■ What to produce ■
Among the lines below, how many carry the string "this"? Reply with a number and nothing else.

(A block of data)
★ ★ ★ ★ ★

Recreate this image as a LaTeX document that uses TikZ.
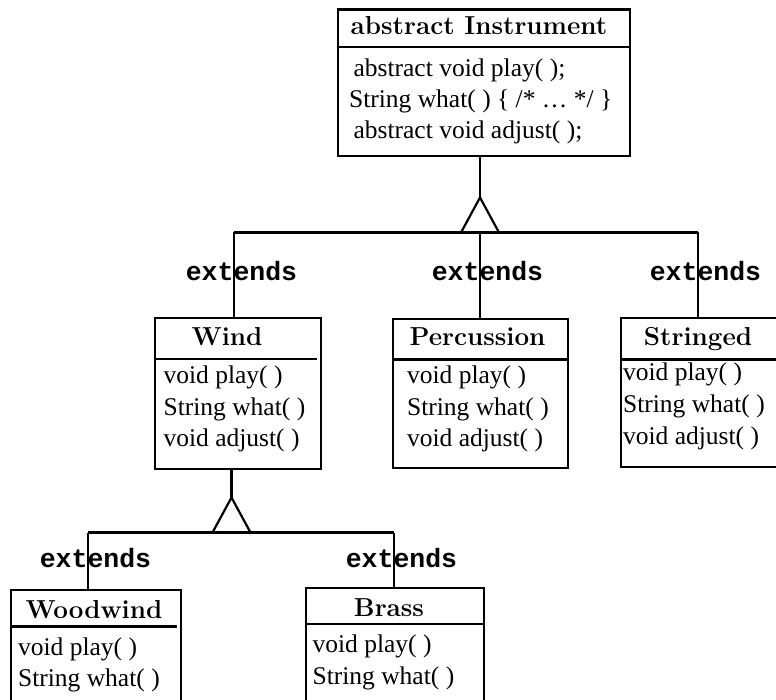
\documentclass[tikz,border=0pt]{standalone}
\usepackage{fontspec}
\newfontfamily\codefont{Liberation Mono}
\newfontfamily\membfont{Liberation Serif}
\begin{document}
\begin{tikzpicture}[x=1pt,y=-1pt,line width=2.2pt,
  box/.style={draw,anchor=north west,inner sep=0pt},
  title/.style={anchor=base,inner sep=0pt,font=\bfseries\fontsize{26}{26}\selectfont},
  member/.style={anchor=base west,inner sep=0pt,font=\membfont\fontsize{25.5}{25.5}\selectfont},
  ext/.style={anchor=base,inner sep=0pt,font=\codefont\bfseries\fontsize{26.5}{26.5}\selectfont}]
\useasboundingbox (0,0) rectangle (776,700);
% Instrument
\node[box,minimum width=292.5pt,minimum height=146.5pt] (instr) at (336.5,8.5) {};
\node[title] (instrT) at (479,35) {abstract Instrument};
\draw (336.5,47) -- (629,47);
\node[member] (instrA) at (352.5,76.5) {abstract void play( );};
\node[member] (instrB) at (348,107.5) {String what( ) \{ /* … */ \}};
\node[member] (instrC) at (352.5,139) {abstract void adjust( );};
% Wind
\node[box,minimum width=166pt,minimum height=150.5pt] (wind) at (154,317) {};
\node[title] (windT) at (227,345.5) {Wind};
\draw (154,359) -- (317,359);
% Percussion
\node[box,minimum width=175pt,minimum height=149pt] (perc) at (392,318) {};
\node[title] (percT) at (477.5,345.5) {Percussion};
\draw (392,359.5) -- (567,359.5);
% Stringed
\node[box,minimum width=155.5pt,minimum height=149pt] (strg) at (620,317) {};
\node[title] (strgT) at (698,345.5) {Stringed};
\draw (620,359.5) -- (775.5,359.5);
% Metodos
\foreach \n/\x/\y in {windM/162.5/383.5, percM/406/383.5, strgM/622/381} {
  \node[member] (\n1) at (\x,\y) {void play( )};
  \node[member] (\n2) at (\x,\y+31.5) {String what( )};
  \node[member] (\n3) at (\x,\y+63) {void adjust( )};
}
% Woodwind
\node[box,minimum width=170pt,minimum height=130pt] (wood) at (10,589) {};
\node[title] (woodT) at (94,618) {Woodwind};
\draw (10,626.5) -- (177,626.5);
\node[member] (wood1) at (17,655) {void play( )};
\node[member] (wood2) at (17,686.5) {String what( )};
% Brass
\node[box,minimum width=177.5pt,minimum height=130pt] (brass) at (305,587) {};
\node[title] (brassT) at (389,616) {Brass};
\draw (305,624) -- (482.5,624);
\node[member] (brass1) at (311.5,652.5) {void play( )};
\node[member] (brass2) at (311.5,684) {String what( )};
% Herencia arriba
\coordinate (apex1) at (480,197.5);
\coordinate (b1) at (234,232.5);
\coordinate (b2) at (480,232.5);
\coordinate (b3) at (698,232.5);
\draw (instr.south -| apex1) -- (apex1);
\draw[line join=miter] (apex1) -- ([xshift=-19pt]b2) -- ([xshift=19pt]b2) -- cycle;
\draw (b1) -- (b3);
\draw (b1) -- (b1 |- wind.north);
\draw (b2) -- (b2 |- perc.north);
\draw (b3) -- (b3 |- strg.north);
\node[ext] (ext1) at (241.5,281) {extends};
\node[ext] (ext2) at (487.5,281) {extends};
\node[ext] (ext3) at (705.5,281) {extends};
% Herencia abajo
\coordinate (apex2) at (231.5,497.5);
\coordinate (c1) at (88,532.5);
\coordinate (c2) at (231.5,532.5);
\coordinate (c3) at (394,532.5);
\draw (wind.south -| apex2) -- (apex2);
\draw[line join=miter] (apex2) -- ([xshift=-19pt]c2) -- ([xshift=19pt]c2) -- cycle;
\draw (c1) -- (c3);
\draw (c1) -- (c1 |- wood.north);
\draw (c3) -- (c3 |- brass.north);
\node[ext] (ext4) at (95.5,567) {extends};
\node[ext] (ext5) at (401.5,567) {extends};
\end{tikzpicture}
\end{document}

★ ★ ★ ★ ★

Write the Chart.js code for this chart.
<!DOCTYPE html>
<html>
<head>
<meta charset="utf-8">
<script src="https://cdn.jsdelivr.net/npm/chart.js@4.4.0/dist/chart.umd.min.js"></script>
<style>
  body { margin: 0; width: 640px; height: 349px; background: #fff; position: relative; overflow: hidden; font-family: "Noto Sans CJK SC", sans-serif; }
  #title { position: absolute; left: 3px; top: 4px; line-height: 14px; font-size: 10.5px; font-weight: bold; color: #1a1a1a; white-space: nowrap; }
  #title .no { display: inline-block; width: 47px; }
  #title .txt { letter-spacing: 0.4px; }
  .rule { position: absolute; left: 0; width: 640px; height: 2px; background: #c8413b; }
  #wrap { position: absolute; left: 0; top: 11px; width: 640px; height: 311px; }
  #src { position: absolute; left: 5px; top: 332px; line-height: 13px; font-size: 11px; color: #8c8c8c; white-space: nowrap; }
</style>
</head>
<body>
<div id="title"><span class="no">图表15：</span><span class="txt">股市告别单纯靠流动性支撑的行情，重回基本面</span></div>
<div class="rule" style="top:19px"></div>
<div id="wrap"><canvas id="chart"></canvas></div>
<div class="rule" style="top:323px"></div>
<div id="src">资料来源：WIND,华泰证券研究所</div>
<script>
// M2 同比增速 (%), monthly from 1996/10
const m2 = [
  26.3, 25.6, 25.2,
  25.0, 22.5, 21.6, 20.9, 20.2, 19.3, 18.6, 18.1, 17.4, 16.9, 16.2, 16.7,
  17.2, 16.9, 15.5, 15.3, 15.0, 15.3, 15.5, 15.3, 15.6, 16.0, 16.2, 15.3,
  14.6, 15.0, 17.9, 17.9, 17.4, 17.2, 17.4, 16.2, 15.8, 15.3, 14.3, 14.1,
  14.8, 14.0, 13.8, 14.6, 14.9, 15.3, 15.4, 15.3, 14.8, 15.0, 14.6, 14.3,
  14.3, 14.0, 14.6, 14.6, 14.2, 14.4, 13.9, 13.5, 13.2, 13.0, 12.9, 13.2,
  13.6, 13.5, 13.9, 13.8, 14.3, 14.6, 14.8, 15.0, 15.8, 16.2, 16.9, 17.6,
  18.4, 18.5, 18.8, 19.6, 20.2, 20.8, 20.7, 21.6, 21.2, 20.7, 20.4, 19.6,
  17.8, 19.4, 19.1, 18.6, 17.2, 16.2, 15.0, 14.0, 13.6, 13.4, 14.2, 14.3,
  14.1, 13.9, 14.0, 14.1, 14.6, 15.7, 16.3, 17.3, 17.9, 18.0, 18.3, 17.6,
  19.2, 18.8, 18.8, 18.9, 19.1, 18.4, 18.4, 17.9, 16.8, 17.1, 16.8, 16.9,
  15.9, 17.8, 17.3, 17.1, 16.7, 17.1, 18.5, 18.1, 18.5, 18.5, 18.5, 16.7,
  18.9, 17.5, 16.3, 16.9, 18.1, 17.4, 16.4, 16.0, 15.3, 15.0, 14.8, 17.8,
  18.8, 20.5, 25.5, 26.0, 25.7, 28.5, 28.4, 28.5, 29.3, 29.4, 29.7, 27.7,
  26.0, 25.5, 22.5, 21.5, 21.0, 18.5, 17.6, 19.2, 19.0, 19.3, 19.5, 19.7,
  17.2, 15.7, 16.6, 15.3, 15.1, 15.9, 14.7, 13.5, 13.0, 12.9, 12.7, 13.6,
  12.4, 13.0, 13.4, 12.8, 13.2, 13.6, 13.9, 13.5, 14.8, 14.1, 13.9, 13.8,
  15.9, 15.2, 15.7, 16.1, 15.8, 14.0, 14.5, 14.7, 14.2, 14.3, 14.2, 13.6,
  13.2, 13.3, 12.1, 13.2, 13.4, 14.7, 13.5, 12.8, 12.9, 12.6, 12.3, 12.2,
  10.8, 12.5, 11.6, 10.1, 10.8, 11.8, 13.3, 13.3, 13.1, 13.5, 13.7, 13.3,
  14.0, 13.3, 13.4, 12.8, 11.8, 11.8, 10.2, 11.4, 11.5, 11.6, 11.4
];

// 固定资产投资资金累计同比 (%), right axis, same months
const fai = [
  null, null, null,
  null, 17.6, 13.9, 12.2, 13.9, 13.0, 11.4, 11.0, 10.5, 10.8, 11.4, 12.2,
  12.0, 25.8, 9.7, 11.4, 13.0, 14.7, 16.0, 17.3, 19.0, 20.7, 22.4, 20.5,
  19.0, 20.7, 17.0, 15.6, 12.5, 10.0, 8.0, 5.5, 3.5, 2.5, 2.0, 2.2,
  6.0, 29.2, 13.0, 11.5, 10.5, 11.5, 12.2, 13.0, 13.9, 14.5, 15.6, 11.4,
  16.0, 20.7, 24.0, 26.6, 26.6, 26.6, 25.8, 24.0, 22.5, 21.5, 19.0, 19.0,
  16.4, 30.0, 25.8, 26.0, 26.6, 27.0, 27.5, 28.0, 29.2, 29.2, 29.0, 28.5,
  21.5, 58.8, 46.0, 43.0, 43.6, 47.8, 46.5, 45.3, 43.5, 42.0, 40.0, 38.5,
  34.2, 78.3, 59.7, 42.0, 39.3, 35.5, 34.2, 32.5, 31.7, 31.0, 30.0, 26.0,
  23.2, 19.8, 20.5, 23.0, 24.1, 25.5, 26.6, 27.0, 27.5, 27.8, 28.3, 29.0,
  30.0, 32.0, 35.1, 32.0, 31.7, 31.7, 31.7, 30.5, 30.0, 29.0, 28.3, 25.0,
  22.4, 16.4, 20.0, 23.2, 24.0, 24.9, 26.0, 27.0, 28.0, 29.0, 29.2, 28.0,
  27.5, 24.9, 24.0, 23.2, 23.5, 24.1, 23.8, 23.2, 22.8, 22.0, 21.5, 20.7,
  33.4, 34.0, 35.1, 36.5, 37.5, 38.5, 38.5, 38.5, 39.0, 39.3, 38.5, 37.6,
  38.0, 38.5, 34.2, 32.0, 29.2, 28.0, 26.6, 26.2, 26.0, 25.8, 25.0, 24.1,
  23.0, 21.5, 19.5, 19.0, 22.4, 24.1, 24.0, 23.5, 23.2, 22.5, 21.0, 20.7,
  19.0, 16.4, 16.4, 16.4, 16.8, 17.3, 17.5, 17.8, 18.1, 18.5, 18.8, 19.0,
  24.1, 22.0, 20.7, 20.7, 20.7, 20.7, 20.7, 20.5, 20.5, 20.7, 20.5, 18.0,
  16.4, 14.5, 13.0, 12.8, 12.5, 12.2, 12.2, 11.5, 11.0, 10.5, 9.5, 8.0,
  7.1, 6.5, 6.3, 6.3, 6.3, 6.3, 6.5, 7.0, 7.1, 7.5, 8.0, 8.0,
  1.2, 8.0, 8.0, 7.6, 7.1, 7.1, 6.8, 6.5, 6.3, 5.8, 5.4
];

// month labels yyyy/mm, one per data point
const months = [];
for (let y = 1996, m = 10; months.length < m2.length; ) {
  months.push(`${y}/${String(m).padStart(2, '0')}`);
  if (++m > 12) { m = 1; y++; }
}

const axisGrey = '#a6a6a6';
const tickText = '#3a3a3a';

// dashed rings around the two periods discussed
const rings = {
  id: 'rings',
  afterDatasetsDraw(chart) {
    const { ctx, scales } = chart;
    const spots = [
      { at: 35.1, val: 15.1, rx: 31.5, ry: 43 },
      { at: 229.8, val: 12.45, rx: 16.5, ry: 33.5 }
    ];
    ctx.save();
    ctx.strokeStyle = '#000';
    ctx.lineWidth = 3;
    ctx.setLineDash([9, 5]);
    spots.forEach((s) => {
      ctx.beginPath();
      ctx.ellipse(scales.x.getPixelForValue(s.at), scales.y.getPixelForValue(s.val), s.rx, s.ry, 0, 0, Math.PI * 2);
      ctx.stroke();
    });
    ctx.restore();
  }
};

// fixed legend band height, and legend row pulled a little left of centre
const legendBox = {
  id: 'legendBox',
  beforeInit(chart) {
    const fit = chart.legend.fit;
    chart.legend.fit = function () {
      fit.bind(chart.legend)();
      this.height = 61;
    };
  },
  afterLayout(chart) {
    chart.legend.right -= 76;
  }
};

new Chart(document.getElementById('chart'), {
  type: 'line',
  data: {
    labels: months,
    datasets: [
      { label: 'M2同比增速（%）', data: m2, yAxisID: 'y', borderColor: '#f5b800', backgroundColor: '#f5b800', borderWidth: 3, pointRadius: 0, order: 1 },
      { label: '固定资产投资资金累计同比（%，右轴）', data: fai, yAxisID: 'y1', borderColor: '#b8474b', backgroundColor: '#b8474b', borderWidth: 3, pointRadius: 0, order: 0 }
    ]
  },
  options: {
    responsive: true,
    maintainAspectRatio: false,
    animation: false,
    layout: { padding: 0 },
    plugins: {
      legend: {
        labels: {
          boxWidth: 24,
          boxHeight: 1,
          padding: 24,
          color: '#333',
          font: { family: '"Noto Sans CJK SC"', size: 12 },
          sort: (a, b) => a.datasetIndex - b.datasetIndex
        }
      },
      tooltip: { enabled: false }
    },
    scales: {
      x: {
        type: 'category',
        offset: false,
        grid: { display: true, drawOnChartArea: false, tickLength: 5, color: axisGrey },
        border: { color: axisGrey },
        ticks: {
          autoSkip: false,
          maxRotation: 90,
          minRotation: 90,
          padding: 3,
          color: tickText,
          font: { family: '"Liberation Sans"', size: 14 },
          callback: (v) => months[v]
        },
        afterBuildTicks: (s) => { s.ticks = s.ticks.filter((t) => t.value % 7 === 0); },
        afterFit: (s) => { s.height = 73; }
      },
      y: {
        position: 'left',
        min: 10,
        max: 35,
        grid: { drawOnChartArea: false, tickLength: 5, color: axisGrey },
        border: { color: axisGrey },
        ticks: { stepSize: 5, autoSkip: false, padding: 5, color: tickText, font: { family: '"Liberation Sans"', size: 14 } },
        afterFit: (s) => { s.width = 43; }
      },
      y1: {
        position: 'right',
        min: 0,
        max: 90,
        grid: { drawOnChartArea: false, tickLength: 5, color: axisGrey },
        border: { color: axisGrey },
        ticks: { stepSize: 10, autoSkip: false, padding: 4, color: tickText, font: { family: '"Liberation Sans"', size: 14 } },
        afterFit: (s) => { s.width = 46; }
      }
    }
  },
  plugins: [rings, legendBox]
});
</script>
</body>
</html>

★ ★ ★ ★ ★

■ Solution to the problem ■
3